Preprocessing thoughts:
  Goals:
    preprocess all docs ahead of time, before vectorizing during tuning,
    so tuning experiments are faster. (same for training during the
    building of the final predictor, i.e., trainModel.py will use the
    same preprocessed samples) 
	- so vectorizer has to do minimal preprocessing work

    able to try different preprocessing ideas via command line params to
    preprocessSamples.py
	- storing differently preprocessed samples/doc files in different
	    locations.

    able to have a standard, default, set of preprocessing steps defined in
    config file
	- predict.py will need to run these steps on new/unseen docs
	- Does predict.py need preprocessor command line options?

    Smarts for how to do preprocessing (options) needs to be encapsulated 
    in sampleDataLib

    Preprocessing needs to support sample rejection and rejection reasons

  Implications

    1) If you want to compare models on diff preprocessing (e.g., stemming vs.
	not), you'd create two different document dirs preprocessed differently.
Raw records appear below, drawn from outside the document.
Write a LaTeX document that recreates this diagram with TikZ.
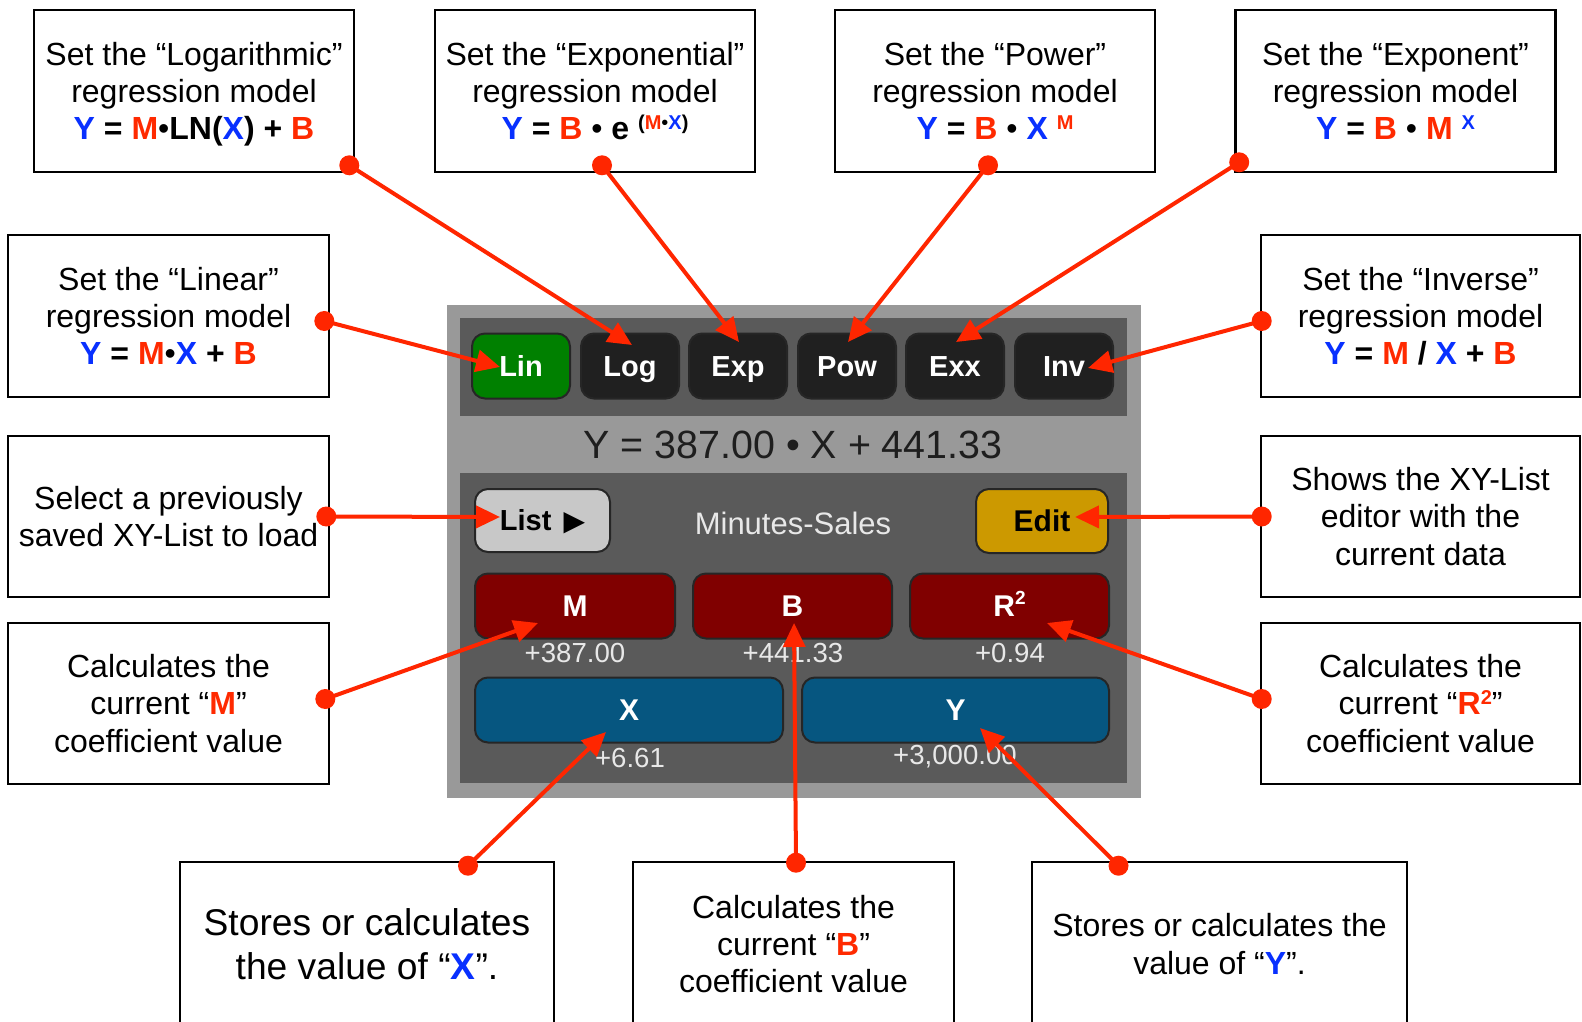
\documentclass[tikz,border=0pt]{standalone}
\usepackage{fontspec}
\setmainfont{Liberation Sans}
\newfontfamily\glyphfont{DejaVu Sans}
\usetikzlibrary{arrows.meta}

\definecolor{callred}{RGB}{255,38,0}
\definecolor{fblue}{RGB}{8,48,255}
\definecolor{fred}{RGB}{255,42,0}
\definecolor{panelgray}{RGB}{153,153,153}
\definecolor{paneldark}{RGB}{90,90,90}
\definecolor{keyblack}{RGB}{32,32,32}
\definecolor{keygreen}{RGB}{0,128,0}
\definecolor{keyred}{RGB}{128,0,0}
\definecolor{keyblue}{RGB}{6,86,128}
\definecolor{keygold}{RGB}{204,153,0}
\definecolor{keylight}{RGB}{200,200,200}
\definecolor{valtext}{RGB}{232,232,232}
\definecolor{eqtext}{RGB}{30,30,30}

% coloured formula variables
\newcommand{\vY}{\textcolor{fblue}{Y}}
\newcommand{\vX}{\textcolor{fblue}{X}}
\newcommand{\vM}{\textcolor{fred}{M}}
\newcommand{\vB}{\textcolor{fred}{B}}
\newcommand{\raisedsmall}[1]{\raisebox{5.2pt}{\fontsize{10}{10}\selectfont #1}}
\newcommand{\mdot}{{\mdseries•}}

\tikzset{
  infobox/.style={draw=black, line width=1.3pt, fill=white, align=center,
    inner sep=0pt, font=\fontsize{16}{18.6}\selectfont},
  topbox/.style={infobox, minimum width=160pt, minimum height=81pt},
  sidebox/.style={infobox, minimum width=160pt, minimum height=81pt},
  lowbox/.style={infobox, minimum height=82pt},
  keycap/.style={draw=black!85, line width=1pt, rounded corners=6.5pt, inner sep=0pt,
    minimum height=32.5pt, font=\fontsize{15}{15}\selectfont\bfseries, text=white,
    text height=10.6pt, text depth=0pt},
  modekey/.style={keycap, fill=keyblack, minimum width=49pt,
    font=\fontsize{14.5}{14.5}\selectfont\bfseries, text height=10.4pt},
  valuetext/.style={text=valtext, font=\fontsize{13.8}{14}\selectfont, inner sep=0pt},
  callout/.style={draw=callred, line width=2pt, -{Triangle[length=12pt,width=11pt]}},
}

\begin{document}
\begin{tikzpicture}[x=0.5pt,y=-0.5pt]
\useasboundingbox (0,0) rectangle (1582,1021);
\clip (0,0) rectangle (1582,1021);
\fill[white] (0,0) rectangle (1582,1021);

% ---- description boxes: top row
\node[topbox] (boxLog) at (194,91)
  {Set the “Logarithmic”\\regression model\\\smash{\bfseries\vY{} = \vM\mdot LN(\vX) + \vB}};
\node[topbox] (boxExp) at (595,91)
  {Set the “Exponential”\\regression model\\{\bfseries\vY{} = \vB{} \mdot{} e \raisedsmall{(\vM\mdot\vX)}}};
\node[topbox] (boxPow) at (995,91)
  {Set the “Power”\\regression model\\{\bfseries\vY{} = \vB{} \mdot{} \vX{} \raisedsmall{\vM}}};
\node[topbox] (boxExx) at (1395.5,91)
  {Set the “Exponent”\\regression model\\{\bfseries\vY{} = \vB{} \mdot{} \vM{} \raisedsmall{\vX}}};

% ---- left column
\node[sidebox, minimum width=160.5pt] (boxLin) at (168.5,316)
  {Set the “Linear”\\regression model\\{\bfseries\vY{} = \vM\mdot\vX{} + \vB}};
\node[sidebox, minimum width=160.5pt, minimum height=80.5pt] (boxList) at (168.5,516.5)
  {Select a previously\\saved XY-List to load};
\node[sidebox, minimum width=160.5pt, minimum height=80.5pt] (boxM) at (168.5,703.5)
  {Calculates the\\current “{\bfseries\vM}”\\coefficient value};

% ---- right column
\node[sidebox, minimum width=159.5pt] (boxInv) at (1420.5,316)
  {Set the “Inverse”\\regression model\\{\bfseries\vY{} = \vM{} / \vX{} + \vB}};
\node[sidebox, minimum width=159.5pt, minimum height=80.5pt] (boxEdit) at (1420.5,516.5)
  {Shows the XY-List\\editor with the\\current data};
\node[sidebox, minimum width=159.5pt, minimum height=80.5pt] (boxR) at (1420.5,703.5)
  {Calculates the\\current “{\bfseries\textcolor{fred}{R\raisedsmall{2}}}”\\coefficient value};

% ---- bottom row
\node[lowbox, minimum width=187pt, font=\fontsize{18.6}{22.2}\selectfont] (boxX) at (367,944)
  {Stores or calculates\\the value of “{\bfseries\vX}”.};
\node[lowbox, minimum width=160.5pt] (boxB) at (793.5,944)
  {Calculates the\\current “{\bfseries\vB}”\\coefficient value};
\node[lowbox, minimum width=187.5pt] (boxY) at (1219.5,944)
  {Stores or calculates the\\value of “{\bfseries\vY}”.};

% ---- calculator panel
\fill[panelgray] (447,305) rectangle (1141,798);
\fill[paneldark] (460,318) rectangle (1127,416);
\fill[paneldark] (460,473) rectangle (1127,783);

% regression model keys
\node[modekey, fill=keygreen] (keyLin) at (521,366) {Lin};
\node[modekey] (keyLog) at (630,366) {Log};
\node[modekey] (keyExp) at (738,366) {Exp};
\node[modekey] (keyPow) at (847,366) {Pow};
\node[modekey] (keyExx) at (955,366) {Exx};
\node[modekey] (keyInv) at (1064,366) {Inv};

\node[font=\fontsize{19.7}{20}\selectfont, text=eqtext, inner sep=0pt] (eqn) at (793,445)
  {Y = 387.00 • X + 441.33};

% list row
\node[keycap, fill=keylight, text=black, minimum width=67.5pt, minimum height=31.5pt,
  font=\fontsize{14.5}{14.5}\selectfont\bfseries, text height=10.4pt] (keyList) at (542.5,520.5)
  {List\hspace{6pt}{\glyphfont\fontsize{14}{14}\selectfont ▶}};
\node[text=valtext, font=\fontsize{15.5}{16}\selectfont, inner sep=0pt] (listname) at (793,523)
  {Minutes-Sales};
\node[keycap, fill=keygold, text=black, minimum width=66pt, minimum height=32pt] (keyEdit)
  at (1042,521) {Edit};

% coefficient keys
\node[keycap, fill=keyred, minimum width=100pt] (keyM) at (575,606) {M};
\node[keycap, fill=keyred, minimum width=99.5pt] (keyB) at (792.5,606) {B};
\node[keycap, fill=keyred, minimum width=99.5pt] (keyR) at (1009.5,606)
  {R\raisebox{6pt}{\fontsize{9.5}{9.5}\selectfont 2}};
\node[valuetext] (valM) at (575,653) {+387.00};
\node[valuetext] (valB) at (793,653) {+441.33};
\node[valuetext] (valR) at (1010,653) {+0.94};

% variable keys
\node[keycap, fill=keyblue, minimum width=154pt] (keyX) at (629,710) {X};
\node[keycap, fill=keyblue, minimum width=153.5pt] (keyY) at (955.5,710) {Y};
\node[valuetext] (valX) at (630,758) {+6.61};
\node[valuetext] (valY) at (955,757) {+3,000.00};

% ---- callout ends
\coordinate (dLin)  at ([shift={(-6,5)}]boxLin.east);
\coordinate (dLog)  at ([shift={(-6,-8)}]boxLog.south east);
\coordinate (dExp)  at ([shift={(7,-8)}]boxExp.south);
\coordinate (dPow)  at ([shift={(-7,-8)}]boxPow.south);
\coordinate (dExx)  at ([shift={(5,-11)}]boxExx.south west);
\coordinate (dInv)  at ([shift={(2,5)}]boxInv.west);
\coordinate (dList) at ([shift={(-4,0)}]boxList.east);
\coordinate (dEdit) at ([shift={(2,0)}]boxEdit.west);
\coordinate (dM)    at ([shift={(-5,-4.5)}]boxM.east);
\coordinate (dR)    at ([shift={(2,-4.5)}]boxR.west);
\coordinate (dX)    at ([shift={(101,5)}]boxX.north);
\coordinate (dB)    at ([shift={(2.5,2)}]boxB.north);
\coordinate (dY)    at ([shift={(-101,5)}]boxY.north);

\coordinate (tLin)  at ([shift={(-21,1)}]keyLin.center);
\coordinate (tLog)  at ([shift={(2,-21)}]keyLog.center);
\coordinate (tExp)  at ([shift={(1,-24)}]keyExp.center);
\coordinate (tPow)  at ([shift={(1,-24)}]keyPow.center);
\coordinate (tExx)  at ([shift={(1,-24)}]keyExx.center);
\coordinate (tInv)  at ([shift={(24,2)}]keyInv.center);
\coordinate (tList) at ([shift={(-42.5,-3.5)}]keyList.center);
\coordinate (tEdit) at ([shift={(33,-4)}]keyEdit.center);
\coordinate (tM)    at ([shift={(-37,17)}]keyM.center);
\coordinate (tB)    at ([shift={(1.5,17)}]keyB.center);
\coordinate (tR)    at ([shift={(37.5,17)}]keyR.center);
\coordinate (tX)    at ([shift={(-23,22)}]keyX.center);
\coordinate (tY)    at ([shift={(24.5,18)}]keyY.center);

\foreach \src/\dst in {dLin/tLin, dLog/tLog, dExp/tExp, dPow/tPow, dExx/tExx, dInv/tInv,
                       dList/tList, dEdit/tEdit, dM/tM, dR/tR, dX/tX, dB/tB, dY/tY} {
  \draw[callout] (\src) -- (\dst);
  \fill[callred] (\src) circle[radius=5pt];
}
\end{tikzpicture}
\end{document}
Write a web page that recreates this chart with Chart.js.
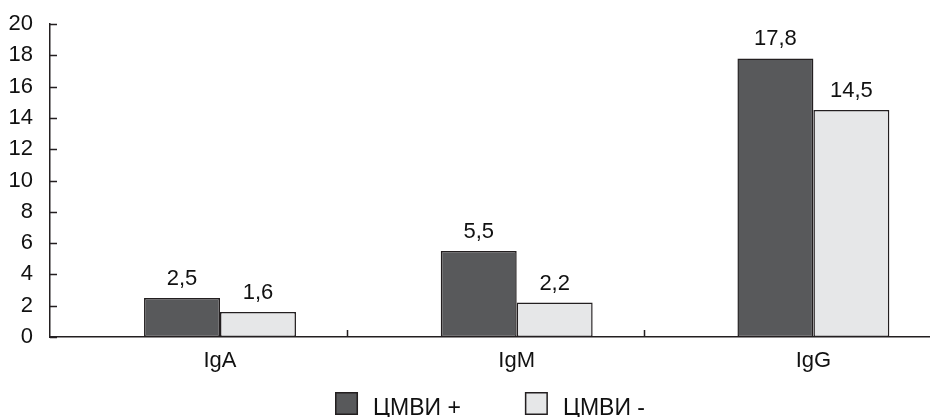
<!DOCTYPE html>
<html>
<head>
<meta charset="utf-8">
<script src="https://cdn.jsdelivr.net/npm/chart.js@4/dist/chart.umd.min.js"></script>
<style>
  html, body { margin: 0; padding: 0; background: #ffffff; }
</style>
</head>
<body>
<canvas id="chart" width="930" height="417"></canvas>
<script>
// Immunoglobulin levels by group
const categories = ['IgA', 'IgM', 'IgG'];
const seriesNames = ['ЦМВИ +', 'ЦМВИ -'];
const cmvPositive = [2.5, 5.5, 17.8];
const cmvNegative = [1.6, 2.2, 14.5];
const yTickStep = 2;
const yMin = 0;
const yMax = 20;

const FONT = '"Liberation Sans", Arial, sans-serif';
const INK = '#111111';
const EDGE = '#231f20';
const seriesColors = ['#58595b', '#e6e7e8'];

const toPoints = vals => vals.map((v, i) => ({ x: i, y: v }));

// Short tick marks drawn inside the plot, plus category dividers on the x axis
const innerTicks = {
  id: 'innerTicks',
  afterDraw(chart, args, opts) {
    const { ctx, chartArea: a, scales: { x, y } } = chart;
    ctx.save();
    ctx.strokeStyle = EDGE;
    ctx.lineWidth = 1.5;
    ctx.beginPath();
    y.ticks.forEach(t => {
      const py = Math.round(y.getPixelForValue(t.value)) + 0.5;
      ctx.moveTo(a.left, py);
      ctx.lineTo(a.left + opts.length, py);
    });
    opts.dividers.forEach(v => {
      const px = Math.round(x.getPixelForValue(v)) + 0.5;
      ctx.moveTo(px, a.bottom);
      ctx.lineTo(px, a.bottom - opts.length);
    });
    ctx.stroke();
    ctx.restore();
  }
};

// Value labels above each bar, decimal comma
const valueLabels = {
  id: 'valueLabels',
  afterDatasetsDraw(chart, args, opts) {
    const { ctx } = chart;
    ctx.save();
    ctx.font = opts.font;
    ctx.fillStyle = INK;
    ctx.textAlign = 'center';
    ctx.textBaseline = 'alphabetic';
    chart.data.datasets.forEach((ds, i) => {
      chart.getDatasetMeta(i).data.forEach((el, j) => {
        const txt = ds.data[j].y.toFixed(1).replace('.', ',');
        ctx.fillText(txt, el.x, el.y - opts.gap);
      });
    });
    ctx.restore();
  }
};

// Legend row centred under the plot
const boxLegend = {
  id: 'boxLegend',
  afterDraw(chart, args, opts) {
    const { ctx, chartArea: a } = chart;
    ctx.save();
    ctx.font = opts.font;
    const items = chart.data.datasets.map(ds => ({
      text: ds.label, fill: ds.backgroundColor, w: ctx.measureText(ds.label).width
    }));
    const total = items.reduce((s, it) => s + opts.box + opts.textGap + it.w, 0) + opts.itemGap * (items.length - 1);
    let cx = (a.left + a.right) / 2 - total / 2;
    const top = opts.top;
    items.forEach(it => {
      ctx.fillStyle = it.fill;
      ctx.fillRect(cx, top, opts.box, opts.box);
      ctx.strokeStyle = EDGE;
      ctx.lineWidth = 1.5;
      ctx.strokeRect(cx + 0.75, top + 0.75, opts.box - 1.5, opts.box - 1.5);
      ctx.fillStyle = INK;
      ctx.textBaseline = 'alphabetic';
      ctx.textAlign = 'left';
      ctx.fillText(it.text, cx + opts.box + opts.textGap, top + opts.box);
      cx += opts.box + opts.textGap + it.w + opts.itemGap;
    });
    ctx.restore();
  }
};

new Chart(document.getElementById('chart'), {
  type: 'bar',
  data: {
    datasets: [
      { label: seriesNames[0], data: toPoints(cmvPositive), backgroundColor: seriesColors[0] },
      { label: seriesNames[1], data: toPoints(cmvNegative), backgroundColor: seriesColors[1] }
    ]
  },
  options: {
    responsive: false,
    animation: false,
    devicePixelRatio: 1,
    layout: { padding: { top: 24, right: 0, bottom: 40, left: 0 } },
    datasets: {
      bar: {
        categoryPercentage: 0.512,
        barPercentage: 1,
        borderColor: EDGE,
        borderWidth: 1.5,
        borderSkipped: false
      }
    },
    scales: {
      x: {
        type: 'linear',
        offset: false,
        bounds: 'data',
        min: -0.573,
        max: 2.393,
        afterBuildTicks: s => { s.ticks = categories.map((_, i) => ({ value: i })); },
        afterFit: s => { s.height = 40; },
        grid: { display: false, offset: false },
        border: { display: true, color: EDGE, width: 1.5 },
        ticks: {
          autoSkip: false,
          maxRotation: 0,
          padding: 3,
          color: INK,
          font: { family: FONT, size: 22 },
          callback: v => categories[v]
        }
      },
      y: {
        min: yMin,
        max: yMax,
        afterFit: s => { s.width = 50; },
        grid: { display: false },
        border: { display: true, color: EDGE, width: 1.5 },
        ticks: {
          stepSize: yTickStep,
          padding: 9,
          color: INK,
          font: { family: FONT, size: 22 }
        }
      }
    },
    plugins: {
      legend: { display: false },
      tooltip: { enabled: false },
      innerTicks: { length: 7, dividers: [0.428, 1.428] },
      valueLabels: { font: '22px ' + FONT, gap: 13 },
      boxLegend: { font: '23px ' + FONT, box: 23, textGap: 15, itemGap: 64, top: 392 }
    }
  },
  plugins: [innerTicks, valueLabels, boxLegend]
});
</script>
</body>
</html>
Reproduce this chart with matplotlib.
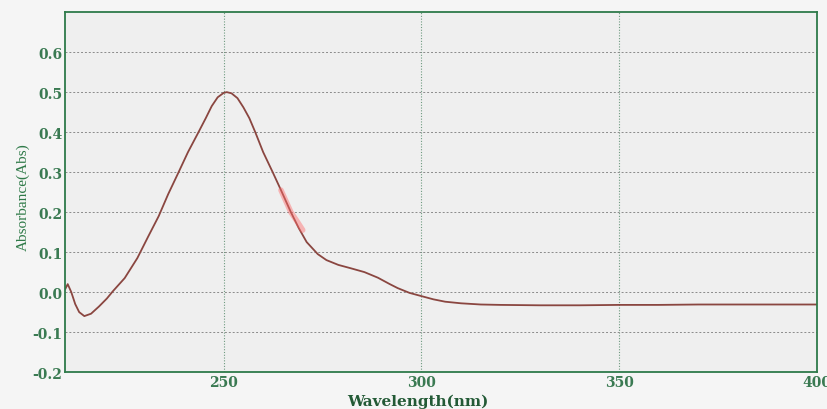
import matplotlib
matplotlib.use('Agg')
import matplotlib.pyplot as plt

# absorbance spectrum
wavelength = [210, 210.6, 211.5, 212.5, 213.5, 214.8, 216.5, 218.5, 220.5, 222,
              225, 228.2, 231, 233.6, 236, 238.4, 241, 243.4, 245.5, 247,
              248.5, 250, 250.8, 252, 253.5, 255, 256.5, 258, 260, 262.4,
              264.5, 267, 269, 271, 273.8, 276, 279, 282, 285.6, 289,
              292, 294, 297, 300, 303, 306, 310, 315, 320, 330,
              340, 350, 360, 370, 380, 390, 400]
absorbance = [0.008, 0.02, 0.0, -0.03, -0.05, -0.06, -0.054, -0.036, -0.016, 0.002,
              0.035, 0.085, 0.14, 0.19, 0.245, 0.295, 0.35, 0.395, 0.435, 0.465,
              0.487, 0.498, 0.5, 0.497, 0.485, 0.462, 0.435, 0.4, 0.35, 0.3,
              0.255, 0.2, 0.16, 0.125, 0.095, 0.08, 0.068, 0.06, 0.05, 0.036,
              0.02, 0.01, -0.002, -0.01, -0.018, -0.024, -0.028, -0.031, -0.032, -0.033,
              -0.033, -0.032, -0.032, -0.031, -0.031, -0.031, -0.031]

# pen mark over part of the falling edge
mark_wl = [264.5, 266, 267, 268.5, 270]
mark_abs = [0.255, 0.222, 0.2, 0.178, 0.155]

x_ticks = [250, 300, 350, 400]
y_ticks = [-0.2, -0.1, 0.0, 0.1, 0.2, 0.3, 0.4, 0.5, 0.6]

green = '#2e7a4a'
tick_font = ['DejaVu Serif']
label_font = ['Liberation Serif', 'DejaVu Serif']

fig = plt.figure(figsize=(8.27, 4.10), dpi=100)
fig.patch.set_facecolor('#f5f5f5')
ax = fig.add_axes([0.079, 0.09, 0.909, 0.878])
ax.set_facecolor('#efefef')

ax.plot(wavelength, absorbance, color='#8a4640', linewidth=1.3)
ax.plot(mark_wl, mark_abs, color='#ff6b6b', linewidth=4, alpha=0.45,
        solid_capstyle='round')

ax.set_xlim(210, 400)
ax.set_ylim(-0.2, 0.7)
ax.set_xticks(x_ticks)
ax.set_yticks(y_ticks)
ax.set_yticklabels([f'{v:.1f}' for v in y_ticks])

ax.yaxis.grid(True, linestyle=(0, (2, 2)), color='#8a8a8a', linewidth=0.7)
ax.xaxis.grid(True, linestyle=(0, (1, 1.5)), color='#6f9a80', linewidth=0.8)
ax.set_axisbelow(True)

for s in ax.spines.values():
    s.set_color(green)
    s.set_linewidth(1.3)

ax.tick_params(axis='y', length=0, pad=2, labelcolor='#3a7a52')
ax.tick_params(axis='x', length=0, pad=2, labelcolor='#3a7a52')
for lab in ax.get_xticklabels() + ax.get_yticklabels():
    lab.set_family(tick_font)
    lab.set_fontweight('bold')
    lab.set_fontsize(10)

ax.set_ylabel('Absorbance(Abs)', family=label_font, fontsize=11, color='#2f7a48')
ax.yaxis.set_label_coords(-0.047, 0.49)
fig.text(0.505, 0.002, 'Wavelength(nm)', family=tick_font, fontsize=11,
         fontweight='bold', color='#235a36', ha='center', va='bottom')

plt.savefig('out.png', dpi=100, facecolor=fig.get_facecolor())
plt.close()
    2) rejecting a sample means:
	during tuning:		it is omitted from training/test set
	during final training:	it is omitted
	during predict.py:	Should be predicted as a 'no' - or tagged
				special somehow.
	SO preprocessSamples.py, trainModel.py, and predict.py need to detect
	and handle rejects.
	UNLESS preprocessSamples.py always runs first and handles rejects.
	- yes, like that idea
	- preprocessSamples.py should be a module that defines a preprocess()
	    function called by predict??

    5) who is responsible for reading config file and applying default
	preprocessing steps?
	preprocesssSamples.py or sampleDataLib?